Most groups receiving data with prisoner tattoos ignore request to delete them: EFF
An effort to get universities, companies and others to delete digital images of U.S. prisoners’ tattoos that they received from the U.S. government for biometric research is being largely ignored.
A digital-rights advocacy group, the Electronic Frontier Foundation (EFF), launched the campaign last year, citing numerous alleged ethical lapses relevant to the distribution and use of the 15,000-image data set. So far, 15 of the 26 organizations have not responded to the group’s request, according to the foundation.
The data was offered to domestic and overseas organizations in hopes of spurring new technology and approaches to automatically recognizing, matching and decoding tattoos. Images — mostly of prisoner ink — were the basis of a competition begun in 2014 called the Tattoo Recognition Technology-Challenge, or Tatt-C.
The Federal Bureau of Investigation, the Department of Homeland Security and the National Institute of Standards and Technology, or NIST, supported the research project.
Images were taken as part of prison intake personnel’s regular duties, which means environmental limitations during the picture-taking made for images of varied quality, as would happen in almost any booking station and prisoner-processing office in the world.
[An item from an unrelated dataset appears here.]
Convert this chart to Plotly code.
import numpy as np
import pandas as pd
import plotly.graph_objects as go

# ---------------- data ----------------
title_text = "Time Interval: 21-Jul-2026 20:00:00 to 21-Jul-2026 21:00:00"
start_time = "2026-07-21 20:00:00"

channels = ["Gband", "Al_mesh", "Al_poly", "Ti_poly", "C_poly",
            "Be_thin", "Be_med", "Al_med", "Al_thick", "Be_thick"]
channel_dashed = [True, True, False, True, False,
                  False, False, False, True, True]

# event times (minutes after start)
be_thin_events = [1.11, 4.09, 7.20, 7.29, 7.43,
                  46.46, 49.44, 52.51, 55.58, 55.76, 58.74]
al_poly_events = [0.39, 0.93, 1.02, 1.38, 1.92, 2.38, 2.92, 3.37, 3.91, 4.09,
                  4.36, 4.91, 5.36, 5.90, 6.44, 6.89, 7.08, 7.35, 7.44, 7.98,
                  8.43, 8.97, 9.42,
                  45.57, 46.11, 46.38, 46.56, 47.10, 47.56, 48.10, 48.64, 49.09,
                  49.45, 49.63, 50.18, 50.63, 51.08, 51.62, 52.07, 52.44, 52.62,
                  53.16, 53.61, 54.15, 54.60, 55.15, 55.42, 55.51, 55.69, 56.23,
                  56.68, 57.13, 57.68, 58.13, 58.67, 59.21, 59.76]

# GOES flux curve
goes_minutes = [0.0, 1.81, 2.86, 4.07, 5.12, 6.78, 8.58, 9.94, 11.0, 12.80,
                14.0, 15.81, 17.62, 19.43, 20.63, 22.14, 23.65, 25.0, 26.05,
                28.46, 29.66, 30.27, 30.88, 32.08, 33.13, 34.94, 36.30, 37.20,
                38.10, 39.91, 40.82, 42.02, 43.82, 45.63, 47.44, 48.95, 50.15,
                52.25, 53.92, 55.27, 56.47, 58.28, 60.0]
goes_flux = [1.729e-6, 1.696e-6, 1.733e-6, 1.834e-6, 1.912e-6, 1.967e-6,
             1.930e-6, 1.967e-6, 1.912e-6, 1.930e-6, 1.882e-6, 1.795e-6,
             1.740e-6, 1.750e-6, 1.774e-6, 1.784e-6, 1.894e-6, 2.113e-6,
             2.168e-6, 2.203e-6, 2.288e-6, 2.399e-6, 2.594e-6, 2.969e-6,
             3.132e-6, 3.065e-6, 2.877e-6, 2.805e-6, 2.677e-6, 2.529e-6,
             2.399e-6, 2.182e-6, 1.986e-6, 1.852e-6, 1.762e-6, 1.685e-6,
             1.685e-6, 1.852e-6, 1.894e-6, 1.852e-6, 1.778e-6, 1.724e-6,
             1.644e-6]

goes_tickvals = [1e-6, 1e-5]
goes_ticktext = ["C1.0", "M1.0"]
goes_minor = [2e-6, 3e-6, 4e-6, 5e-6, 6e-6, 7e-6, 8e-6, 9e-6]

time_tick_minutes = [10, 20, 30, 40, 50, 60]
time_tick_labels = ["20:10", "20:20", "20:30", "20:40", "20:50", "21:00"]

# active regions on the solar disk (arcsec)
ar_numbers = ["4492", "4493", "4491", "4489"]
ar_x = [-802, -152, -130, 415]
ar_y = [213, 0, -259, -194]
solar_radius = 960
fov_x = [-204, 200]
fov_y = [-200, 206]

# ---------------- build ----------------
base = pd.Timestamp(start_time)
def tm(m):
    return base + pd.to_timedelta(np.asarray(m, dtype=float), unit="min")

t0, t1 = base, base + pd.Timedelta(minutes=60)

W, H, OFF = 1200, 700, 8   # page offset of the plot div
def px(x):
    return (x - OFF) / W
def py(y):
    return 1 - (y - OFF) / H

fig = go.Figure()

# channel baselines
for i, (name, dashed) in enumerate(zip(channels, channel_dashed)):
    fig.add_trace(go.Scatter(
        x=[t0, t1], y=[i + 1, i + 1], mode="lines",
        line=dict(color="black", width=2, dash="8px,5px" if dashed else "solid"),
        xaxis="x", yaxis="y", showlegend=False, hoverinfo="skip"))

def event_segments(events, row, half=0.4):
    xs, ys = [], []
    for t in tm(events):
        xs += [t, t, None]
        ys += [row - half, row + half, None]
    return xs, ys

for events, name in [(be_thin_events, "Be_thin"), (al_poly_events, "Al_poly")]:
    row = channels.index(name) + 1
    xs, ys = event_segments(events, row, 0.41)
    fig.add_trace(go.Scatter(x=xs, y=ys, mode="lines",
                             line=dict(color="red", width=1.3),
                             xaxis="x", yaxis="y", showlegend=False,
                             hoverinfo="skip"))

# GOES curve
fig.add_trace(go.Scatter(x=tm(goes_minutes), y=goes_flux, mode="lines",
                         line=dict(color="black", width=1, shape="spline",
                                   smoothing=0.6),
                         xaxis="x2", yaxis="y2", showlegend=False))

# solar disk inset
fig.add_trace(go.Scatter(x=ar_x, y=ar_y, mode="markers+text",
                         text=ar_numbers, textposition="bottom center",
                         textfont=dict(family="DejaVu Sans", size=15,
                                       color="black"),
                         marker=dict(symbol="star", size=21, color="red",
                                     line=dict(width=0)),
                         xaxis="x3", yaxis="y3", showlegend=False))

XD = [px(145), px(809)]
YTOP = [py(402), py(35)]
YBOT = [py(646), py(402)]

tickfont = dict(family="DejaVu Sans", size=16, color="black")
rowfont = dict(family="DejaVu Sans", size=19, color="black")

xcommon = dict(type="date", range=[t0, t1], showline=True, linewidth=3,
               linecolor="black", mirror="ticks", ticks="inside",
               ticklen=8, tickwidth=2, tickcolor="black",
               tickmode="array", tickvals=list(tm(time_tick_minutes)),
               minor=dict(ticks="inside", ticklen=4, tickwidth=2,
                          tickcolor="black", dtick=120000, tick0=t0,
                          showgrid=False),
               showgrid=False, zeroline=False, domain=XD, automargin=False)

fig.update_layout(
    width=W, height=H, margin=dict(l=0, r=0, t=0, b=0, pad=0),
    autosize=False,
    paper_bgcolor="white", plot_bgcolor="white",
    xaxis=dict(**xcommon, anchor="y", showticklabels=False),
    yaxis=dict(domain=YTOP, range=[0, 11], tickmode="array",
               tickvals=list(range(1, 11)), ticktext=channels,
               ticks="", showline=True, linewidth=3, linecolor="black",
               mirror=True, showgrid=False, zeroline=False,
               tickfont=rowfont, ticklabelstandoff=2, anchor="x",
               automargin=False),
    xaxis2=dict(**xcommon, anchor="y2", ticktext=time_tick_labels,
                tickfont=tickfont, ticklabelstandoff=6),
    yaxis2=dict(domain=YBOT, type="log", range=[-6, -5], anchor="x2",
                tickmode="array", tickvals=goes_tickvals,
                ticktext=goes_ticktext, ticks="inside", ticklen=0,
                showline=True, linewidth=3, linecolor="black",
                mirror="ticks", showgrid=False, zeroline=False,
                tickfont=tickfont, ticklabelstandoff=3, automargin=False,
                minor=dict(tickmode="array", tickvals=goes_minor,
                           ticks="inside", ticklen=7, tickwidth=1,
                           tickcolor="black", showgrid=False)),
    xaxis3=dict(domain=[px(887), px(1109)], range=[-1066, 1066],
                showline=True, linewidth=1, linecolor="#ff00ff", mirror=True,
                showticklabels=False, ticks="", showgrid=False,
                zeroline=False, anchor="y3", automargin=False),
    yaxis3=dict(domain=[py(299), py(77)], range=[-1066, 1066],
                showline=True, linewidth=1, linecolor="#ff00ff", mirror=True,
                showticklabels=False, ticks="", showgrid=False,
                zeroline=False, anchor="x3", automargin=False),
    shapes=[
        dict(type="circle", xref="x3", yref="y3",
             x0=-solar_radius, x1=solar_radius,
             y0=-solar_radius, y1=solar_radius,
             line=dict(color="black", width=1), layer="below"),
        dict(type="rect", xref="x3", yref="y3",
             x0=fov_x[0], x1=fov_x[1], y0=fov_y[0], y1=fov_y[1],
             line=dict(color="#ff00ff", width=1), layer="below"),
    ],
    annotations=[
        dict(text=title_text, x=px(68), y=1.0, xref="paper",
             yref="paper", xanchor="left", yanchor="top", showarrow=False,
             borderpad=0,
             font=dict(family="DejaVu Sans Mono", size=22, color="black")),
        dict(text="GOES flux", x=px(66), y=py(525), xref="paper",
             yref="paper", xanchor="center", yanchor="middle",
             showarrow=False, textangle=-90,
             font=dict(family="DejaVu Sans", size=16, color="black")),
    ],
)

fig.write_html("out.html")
Tattoos increasingly illustrate a great deal about wearers that can be used to identify them. Some show identifiable likenesses of people while others record milestones like marriages, births, birthdays and incarceration dates. Tattoos can indicate the wearer’s religion, home town or region and political affiliations. And the tattoos themselves can link a suspect to others with similar art.
The Electronic Freedom Foundation succeeded in a 2017 suit it filed to get records related to Tatt-C, and then wrote to each organization to see if the images had been deleted.
Claims by the government that all images were “sufficiently de-identified,” according to the foundation, were “erroneous.” Some images included names, faces and birth dates, all without prisoners’ consent, the group said.
Organizations listed as originally requesting the biometric data ranged from the expected — U.S. Bureau of Prisons — to Noblis, a non-profit that advises the federal government on technology and science matters. They were based around the world, from France (LTU Technologies) to Thailand (the Mahidol University International College).
Only one organization — the University of Campinas in Brazil — told the foundation that it had the data set and would not delete it until the “end of the current year.”
The EFF also recently launched a campaign to inform Americans of what government agencies hold their facial biometric data.